No. Using QS = QR + RS and PR = PQ + QR leads to x = 2; then PQ = 6 and RS = 5, so they are not congruent.

If ∠ADB = 3x^2 − 2x, ∠BDC = 10x + 20, and ∠ADC = 4x^2 + 7x + 8 are adjacent with ∠ADB + ∠BDC = ∠ADC, what is x and m∠ADB?

Set 3x^2 − 2x + 10x + 20 = 4x^2 + 7x + 8. Solve to x = 4 (positive). Then m∠ADB = 3(4^2) − 2(4) = 40 degrees.

Find the length of JK with J(2,−5) and K(−6,−1).

JK = sqrt[(−6−2)^2 + (−1−(−5))^2] = sqrt(64 + 16) = sqrt(80) = 4√5.

Are JK and AB congruent if AM = 2√5 and M is the midpoint of AB?

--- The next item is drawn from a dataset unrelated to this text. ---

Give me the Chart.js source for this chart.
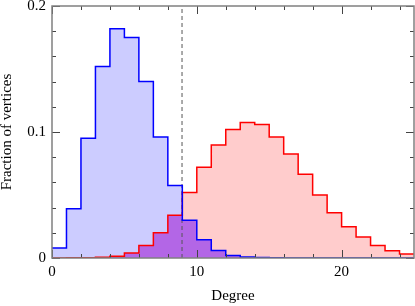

Yes, because AB would be AM + MB = 2√5 + 2√5 = 4√5, which equals JK (assuming MB = AM).

What is the midpoint M of PQ for P(−6, 2) and Q(4, 8)?

M = ((−6 + 4)/2, (2 + 8)/2) = (−1, 5).

What is the midpoint S of PM given P(−6, 2) and M(−1, 5)?

S = ((−6 + (−1))/2, (2 + 5)/2) = (−7/2, 7/2).

Point F is located 2/3 of the way from S to Q. What are its coordinates?

F = S + (2/3)(Q − S) = (−7/2, 7/2) + (2/3)( (4,8) − (−7/2,7/2) ) = (3/2, 13/2) = (1.5, 6.5).

A point is chosen at random on PQ. What is the probability that the point lies on SF?

SF is a subsegment of PQ from t = 0.25 to t = 0.75 along PQ, so its length is half of PQ. Probability = 1/2.

Does QF bisect ∠AQN given m∠MQB = 136°, m∠AQF = 5x + 6, and m∠NQF = 8x − 26?

Yes, if x satisfies 5x + 6 = 8x − 26. Solving gives x = 32/3, so ∠AQF = ∠FQN and QF bisects ∠AQN.